The key to success with Longhorn in production is threefold. First, configure it properly from the start: use dedicated storage disks, set appropriate replication factors and data locality, and create purpose-built StorageClasses for different workload types. Second, integrate backup into your architecture from day one: recurring snapshots for fast rollback, daily backups to S3/GCS/Azure for disaster recovery, and DR volumes in a standby cluster for the worst-case scenario. Third, monitor everything: volume health, node storage capacity, backup age, and replica rebuild status — problems with storage are invisible until they become catastrophic.
Dynamic PVC expansion eliminates one of the most common sources of production incidents — running out of disk space.
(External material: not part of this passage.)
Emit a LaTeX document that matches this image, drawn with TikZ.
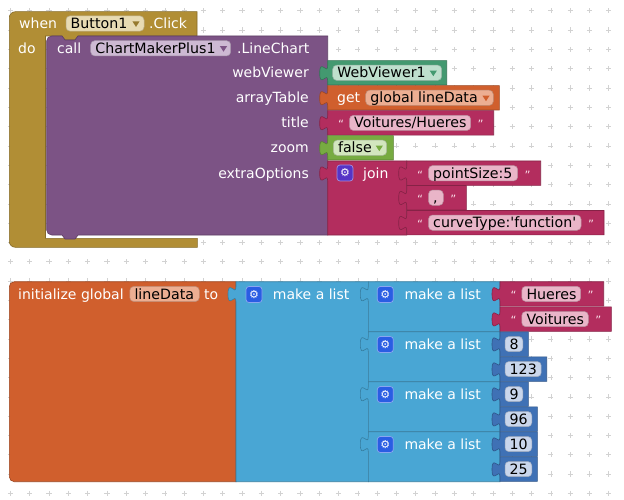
\documentclass[tikz,border=0pt]{standalone}
\usepackage{fontspec}
\setmainfont{DejaVu Sans}[Ligatures=TeXOff]
\definecolor{ctrl}{HTML}{B18E35}
\definecolor{ctrlF}{HTML}{E8DBB3}
\definecolor{proc}{HTML}{7C5385}
\definecolor{procF}{HTML}{CDB9D3}
\definecolor{comp}{HTML}{439970}
\definecolor{compF}{HTML}{BEDFCD}
\definecolor{varo}{HTML}{D05F2D}
\definecolor{varoF}{HTML}{ECAE92}
\definecolor{txt}{HTML}{B32D5E}
\definecolor{txtF}{HTML}{E9B5C8}
\definecolor{logic}{HTML}{77AB41}
\definecolor{logicF}{HTML}{D2E6BE}
\definecolor{lst}{HTML}{49A6D4}
\definecolor{mathb}{HTML}{3F71B5}
\definecolor{mathF}{HTML}{C9D6EC}
\definecolor{gearJ}{HTML}{5534C6}
\definecolor{gearL}{HTML}{2A5DE3}
\definecolor{gridc}{HTML}{D2D2D2}
\definecolor{quoteC}{HTML}{F8DCE6}
\tikzset{
  lbl/.style={text=white, anchor=base west, inner sep=0, font=\fontsize{14}{16}\selectfont},
  lblr/.style={lbl, anchor=base east},
  ftxt/.style={text=black, anchor=base west, inner sep=0, font=\fontsize{14.2}{16}\selectfont},
  qmark/.style={text=quoteC, anchor=base, inner sep=0, font=\fontsize{11.5}{12}\selectfont},
  geartxt/.style={text=white, inner sep=0, font=\fontsize{11}{11}\selectfont},
}
% value block with puzzle tab: x1,y1,x2,y2,colour
\newcommand\vblk[5]{%
  \draw[fill=#5, draw=#5!75!black, line width=0.6]
    (#1,#2) -- (#3,#2) -- (#3,#4) -- (#1,#4) -- (#1,#2+20)
    .. controls (#1,#2+10) and (#1-8,#2+28) .. (#1-8,#2+12.5)
    .. controls (#1-8,#2-3) and (#1,#2+15) .. (#1,#2+5) -- cycle;}
% field: x1,x2,cy,fill,name,text
\newcommand\fld[6]{%
  \draw[fill=#4, draw=#4!80!black, rounded corners=4, line width=0.5] (#1,#3-7.6) rectangle (#2,#3+7.6);
  \node[ftxt] (#5) at (#1+4.5,#3+5.1) {#6};}
% dropdown arrow: x,y,colour
\newcommand\ddarrow[3]{\fill[#3] (#1-3.6,#2-2.2) -- (#1+3.6,#2-2.2) -- (#1,#2+3.4) -- cycle;}
% gear: x,y,colour,name
\newcommand\gearicon[4]{%
  \draw[fill=#3, draw=#3!55!white, rounded corners=3, line width=0.7] (#1-8,#2-8) rectangle (#1+8,#2+8);
  \node[geartxt] (#4) at (#1,#2) {⚙};}
% text block: x1,top,fieldright,text,name
\newcommand\tblk[5]{%
  \vblk{#1}{#2}{#3+23}{#2+24.4}{txt}
  \node[qmark] (#5o) at (#1+13.5,#2+18) {“};
  \fld{#1+21.8}{#3}{#2+12.2}{txtF}{#5}{#4}
  \node[qmark] (#5c) at (#3+10,#2+18) {”};}
% number block: top,right,text,name
\newcommand\nblk[4]{%
  \vblk{500}{#1}{#2}{#1+24.4}{mathb}
  \fld{505}{#2-5.5}{#1+12.2}{mathF}{#4}{#3}}
\begin{document}
\begin{tikzpicture}[x=1pt,y=-1pt]
\useasboundingbox (0,0) rectangle (624,500);
\fill[white] (0,0) rectangle (624,500);
% grid
\foreach \i in {0,...,31}{\foreach \j in {0,...,25}{%
  \draw[gridc, line width=0.6] ({10.4+19.3*\i},{10.8+19.3*\j}) +(-2.6,0) -- +(2.6,0) +(0,-2.6) -- +(0,2.6);}}
% ===== event block =====
\draw[fill=ctrl, draw=ctrl!75!black, line width=0.6]
  (9.3,17.7) arc[start angle=180,end angle=270,radius=6] -- (197,11.7) -- (197,36)
  -- (78,36) -- (75,40) -- (65,40) -- (62,36) -- (45.5,36) -- (45.5,238.3)
  -- (197.3,238.3) -- (197.3,247.3) -- (15.3,247.3) arc[start angle=90,end angle=180,radius=6] -- cycle;
\node[lbl] (when) at (19,28.3) {when};
\fld{66}{144}{23.5}{ctrlF}{btn}{Button1}
\ddarrow{136}{23.5}{ctrl!85!black}
\node[lbl] (click) at (149,28.3) {.Click};
\node[lbl] (do) at (18,53.3) {do};
% ===== call block =====
\draw[fill=proc, draw=proc!75!black, line width=0.6]
  (46.7,41) arc[start angle=180,end angle=270,radius=5] -- (62,36) -- (65,40) -- (75,40) -- (78,36)
  -- (327.7,36) -- (327.7,235) -- (78,235) -- (75,239) -- (65,239) -- (62,235) -- (51.7,235)
  arc[start angle=90,end angle=180,radius=5] -- cycle;
\node[lbl] (call) at (57,53.3) {call};
\fld{90.7}{230.7}{48.3}{procF}{cmp}{ChartMakerPlus1}
\ddarrow{223.5}{48.3}{proc}
\node[lbl] (lc) at (237,53.3) {.LineChart};
\node[lblr] (wv) at (309,77.8) {webViewer};
\node[lblr] (at) at (309,102.8) {arrayTable};
\node[lblr] (ti) at (309,127.8) {title};
\node[lblr] (zo) at (309,152.8) {zoom};
\node[lblr] (eo) at (309,178.3) {extraOptions};
% webViewer
\vblk{327.7}{60.7}{446.7}{85}{comp}
\fld{332.7}{441.7}{72.8}{compF}{wv1}{WebViewer1}
\ddarrow{433.3}{72.8}{comp}
% get
\vblk{327.7}{85.7}{499.3}{110}{varo}
\node[lbl] (get) at (337,102.8) {get};
\fld{365.7}{493.3}{97.8}{varoF}{gld}{global lineData}
\ddarrow{486}{97.8}{varo}
% title
\tblk{327.7}{110.7}{470.7}{Voitures/Hueres}{vh}
% zoom
\vblk{327.7}{135.7}{393.3}{160}{logic}
\fld{333.3}{386.7}{147.8}{logicF}{fls}{false}
\ddarrow{379.3}{147.8}{logic}
% join
\vblk{327.7}{161}{406.7}{235}{txt}
\gearicon{345}{173}{gearJ}{gj}
\node[lbl] (join) at (363,178.3) {join};
\tblk{406.7}{161}{517.7}{pointSize:5}{ps}
\tblk{406.7}{185.5}{443.3}{,}{cm}
\tblk{406.7}{210.5}{581}{curveType:'function'}{ct}
% ===== initialize global =====
\draw[fill=varo, draw=varo!75!black, line width=0.6]
  (9.3,286.7) arc[start angle=180,end angle=270,radius=5] -- (236,281.7) -- (236,481.7)
  -- (14.3,481.7) arc[start angle=90,end angle=180,radius=5] -- cycle;
\node[lbl] (ig) at (18,299.3) {initialize global};
\fld{129.8}{199.3}{294}{varoF}{ld}{lineData}
\node[lbl] (to) at (204,299.3) {to};
% outer list
\vblk{236}{281.7}{368.3}{481.7}{lst}
\gearicon{254}{294.5}{gearL}{g0}
\node[lbl] (ml0) at (272.7,299.3) {make a list};
% inner lists
\foreach \t/\n in {281.7/1,331.7/2,381.7/3,431.7/4}{%
  \vblk{368.3}{\t}{500}{\t+50}{lst}
  \gearicon{385.3}{\t+12.8}{gearL}{g\n}
  \node[lbl] (ml\n) at (404.3,\t+17.6) {make a list};}
\tblk{500}{281.7}{580.7}{Hueres}{hu}
\tblk{500}{306.9}{588.3}{Voitures}{vo}
\nblk{331.9}{528.3}{8}{n8}
\nblk{356.9}{546.7}{123}{n123}
\nblk{381.9}{528.3}{9}{n9}
\nblk{406.9}{537.3}{96}{n96}
\nblk{431.9}{537.3}{10}{n10}
\nblk{456.9}{537.3}{25}{n25}
\end{tikzpicture}
\end{document}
With Longhorn, expanding a database volume from 50Gi to 500Gi is a single kubectl command with zero downtime. Combined with Prometheus alerts on capacity thresholds, you can proactively expand volumes before they become critical, or automate the expansion entirely.
Whether you are running PostgreSQL, MySQL, MongoDB, or Redis on k3s — on bare metal servers, AWS EC2, Azure VMs, GCP instances, or on-premises datacenter hardware — Longhorn provides the storage foundation that lets you focus on your applications instead of worrying about data durability. Install it, configure it, monitor it, and trust it with your production data.